The Juliana Canal (Julianakanaal /nl/; Julianakanaal /li/), named after Queen Juliana of the Netherlands, is a 36 km long canal in the southern Netherlands, providing a bypass of an unnavigable section of the river Meuse between Maastricht and Maasbracht. It is an important transport connection between the ports of the Rhine delta and the industrial areas of southern Limburg and southern Belgium.

== History ==
The Juliana Canal was constructed in the 1920s and 1930s, and opened in 1935. It was important for the development of coal mining in southern Limburg (terminated in the 1970s), since it is suited for larger ships than the older Zuid-Willemsvaart, which runs from 's-Hertogenbosch to Maastricht, partly through Belgium. The Juliana Canal runs parallel to the Meuse, at maximum 3 km east of the river. Between Maasbracht and Maastricht, the canal gains approximately 25 m of elevation. There are locks at Limmel (near Maastricht), Born, and Maasbracht. Until 1965, there used to be another lock near Roosteren. When the locks of Born and Maasbracht were modernized, these became unnecessary and were destroyed. There are ports at Maastricht, Stein, Born and Maasbracht. The port at Stein used to be the second large inland port in Europe, after Duisburg in Germany. This was because of the Dutch State Mines (DSM). All the coal mines the Netherlands had were in this area. Today, DSM still owns a part of the port.

During the construction of the canal, several challenges had to be overcome. Near Elsloo, the builders had to dig deep into a steep hill, called the Scharberg. At this section, the canal is built between a steep hill on one side, and the river Meuse on the other side, only 50 metres away. Here, archeologists found many teeth, dating back to the Miocene. Unlike a normal canal, the Juliana Canal was not completely dug. Because of the difference in height, the canal couldn't be built in the ground, so the constructors made huge dikes. The height of the dike can vary from none to almost 50 metres. The bottom of the canal was then covered with a thick layer of rocks, coming from the river Meuse.

In World War II, the canal had an important strategic role. In 1940, it stopped the German troops invading Flanders. This gave the Belgians more time to mobilize their army and strengthen their defence lines. When the Netherlands surrendered, the Germans built a lot of bunkers on both sides of the canal. In 1944, when the allied forces where chasing after the retreating Germans, they were also stopped by the canal, as the Germans blew up all the bridges.

After the war, almost all of the old steel arch bridges were repaired. The bridge of Elsloo, standing higher above the canal and being much longer than the other bridges, could not be replaced until the 1960s. Today, it's the only bridge (except the highway bridge to Belgium, built in the 1970s) that has no arch.
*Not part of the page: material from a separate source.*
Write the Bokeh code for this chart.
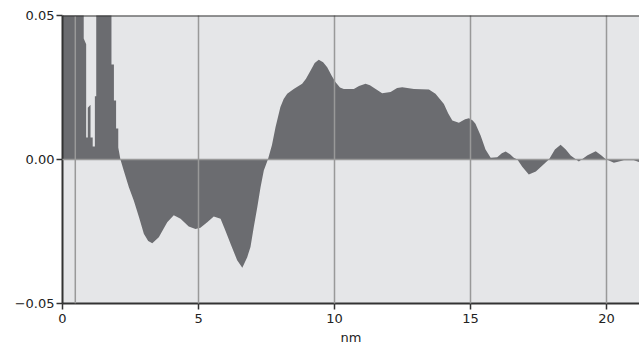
from bokeh.plotting import figure
from bokeh.models import Range1d, FixedTicker, Span, CustomJSTickFormatter
from bokeh.embed import file_html
from bokeh.resources import INLINE

# distance (nm) and signal values
x_nm = [0.00, 0.78, 0.78, 0.87, 0.87, 0.93, 0.93, 1.03, 1.03, 1.11, 1.11, 1.19, 1.19, 1.24, 1.24,
        1.80, 1.80, 1.89, 1.89, 1.97, 1.97, 2.05, 2.05, 2.13,
        2.25, 2.44, 2.62, 2.81, 2.99, 3.15, 3.30, 3.54, 3.85, 4.09, 4.34, 4.64, 4.89, 5.07,
        5.32, 5.56, 5.81, 5.99, 6.18, 6.42, 6.61, 6.79, 6.91, 7.03, 7.16, 7.28, 7.40, 7.55,
        7.70, 7.83, 8.01, 8.13, 8.26, 8.50, 8.81, 8.95, 9.12, 9.27, 9.42, 9.58, 9.73, 9.90,
        10.04, 10.20, 10.34, 10.71, 10.90, 11.14, 11.30, 11.51, 11.75, 12.06, 12.30, 12.49,
        12.92, 13.47, 13.71, 13.87, 14.02, 14.18, 14.33, 14.57, 14.80, 14.94, 15.08, 15.18,
        15.37, 15.55, 15.74, 15.98, 16.15, 16.29, 16.45, 16.59, 16.72, 16.90, 17.14, 17.40,
        17.64, 17.88, 18.10, 18.31, 18.50, 18.68, 18.98, 19.30, 19.60, 19.80, 19.96, 20.27,
        20.64, 21.00, 21.25]
signal = [0.09, 0.09, 0.042, 0.040, 0.0076, 0.0076, 0.018, 0.019, 0.0076, 0.0076, 0.0045, 0.0045, 0.022, 0.022, 0.09,
          0.09, 0.033, 0.033, 0.0205, 0.0205, 0.0108, 0.0108, 0.0042, 0.0,
          -0.0038, -0.0096, -0.0142, -0.0200, -0.0258, -0.0283, -0.0291, -0.0270, -0.0218, -0.0194, -0.0206, -0.0233, -0.0241, -0.0237,
          -0.0218, -0.0198, -0.0206, -0.0247, -0.0293, -0.0350, -0.0376, -0.0339, -0.0304, -0.0235, -0.0166, -0.0096, -0.0038, 0.0,
          0.0050, 0.0112, 0.0182, 0.0210, 0.0228, 0.0245, 0.0263, 0.0280, 0.0309, 0.0335, 0.0346, 0.0338, 0.0320, 0.0290,
          0.0268, 0.0250, 0.0245, 0.0245, 0.0255, 0.0263, 0.0258, 0.0245, 0.0230, 0.0234, 0.0248, 0.0251,
          0.0245, 0.0243, 0.0228, 0.0210, 0.0193, 0.0160, 0.0135, 0.0128, 0.0140, 0.0143, 0.0135, 0.0124,
          0.0083, 0.0035, 0.0006, 0.0008, 0.0022, 0.0028, 0.0018, 0.0006, 0.0, -0.0025, -0.0052, -0.0042,
          -0.0021, 0.0, 0.0035, 0.0051, 0.0035, 0.0014, -0.0007, 0.0015, 0.0029, 0.0015, 0.0002, -0.0011,
          -0.0003, -0.0003, -0.0010]

x_ticks = [0, 5, 10, 15, 20]
y_ticks = [-0.05, 0.0, 0.05]
marker_nm = 0.47

p = figure(width=639, height=350, output_backend="svg", toolbar_location=None,
           x_range=Range1d(0, 21.21), y_range=Range1d(-0.05, 0.05),
           min_border_left=62, min_border_top=15, min_border_right=0, min_border_bottom=47)
p.background_fill_color = "#e5e6e8"
p.border_fill_color = "white"
p.outline_line_color = None

p.varea(x=x_nm, y1=0, y2=signal, fill_color="#6b6c70")

grid_color = "#999999"
p.xgrid.ticker = FixedTicker(ticks=x_ticks)
p.ygrid.ticker = FixedTicker(ticks=y_ticks)
for g in (p.xgrid, p.ygrid):
    g.grid_line_color = grid_color
    g.grid_line_width = 1.5
    g.level = "overlay"

p.add_layout(Span(location=marker_nm, dimension="height", line_color=grid_color, line_width=1.5, level="overlay"))
p.add_layout(Span(location=0.05, dimension="width", line_color="#333333", line_width=2, level="overlay"))

p.xaxis.ticker = FixedTicker(ticks=x_ticks)
p.yaxis.ticker = FixedTicker(ticks=y_ticks)
p.yaxis.formatter = CustomJSTickFormatter(code="return (tick < 0 ? '\u22120.05' : tick.toFixed(2));")
p.xaxis.axis_label = "nm"
for ax in (p.xaxis, p.yaxis):
    ax.axis_line_color = "#333333"
    ax.axis_line_width = 2
    ax.major_tick_line_color = "#333333"
    ax.major_tick_line_width = 1.5
    ax.major_tick_out = 6
    ax.major_tick_in = 0
    ax.minor_tick_line_color = None
    ax.major_label_text_font = "DejaVu Sans"
    ax.major_label_text_font_size = "13px"
    ax.major_label_text_color = "#222222"
p.xaxis.major_label_standoff = 4
p.yaxis.major_label_standoff = 2
p.xaxis.axis_label_text_font = "DejaVu Sans"
p.xaxis.axis_label_text_font_size = "13px"
p.xaxis.axis_label_text_font_style = "normal"
p.xaxis.axis_label_text_color = "#222222"
p.xaxis.axis_label_standoff = 4

open("out.html", "w").write(file_html(p, INLINE))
On January 27, 2004, the canal became an international news item. During the night, one of the dikes was washed away. When a man walking on the dike suddenly saw that the path in front of him had just disappeared, he called the firefighters. In the evening, the old centre of Stein was evacuated, while massive amounts of water were only held back by sandbags. After an investigation, the cause was found. An 80-year-old water supply line, which had not been in use anymore and was forgotten, but which was still under pressure, started to leak, causing the dike to erode from the inside out.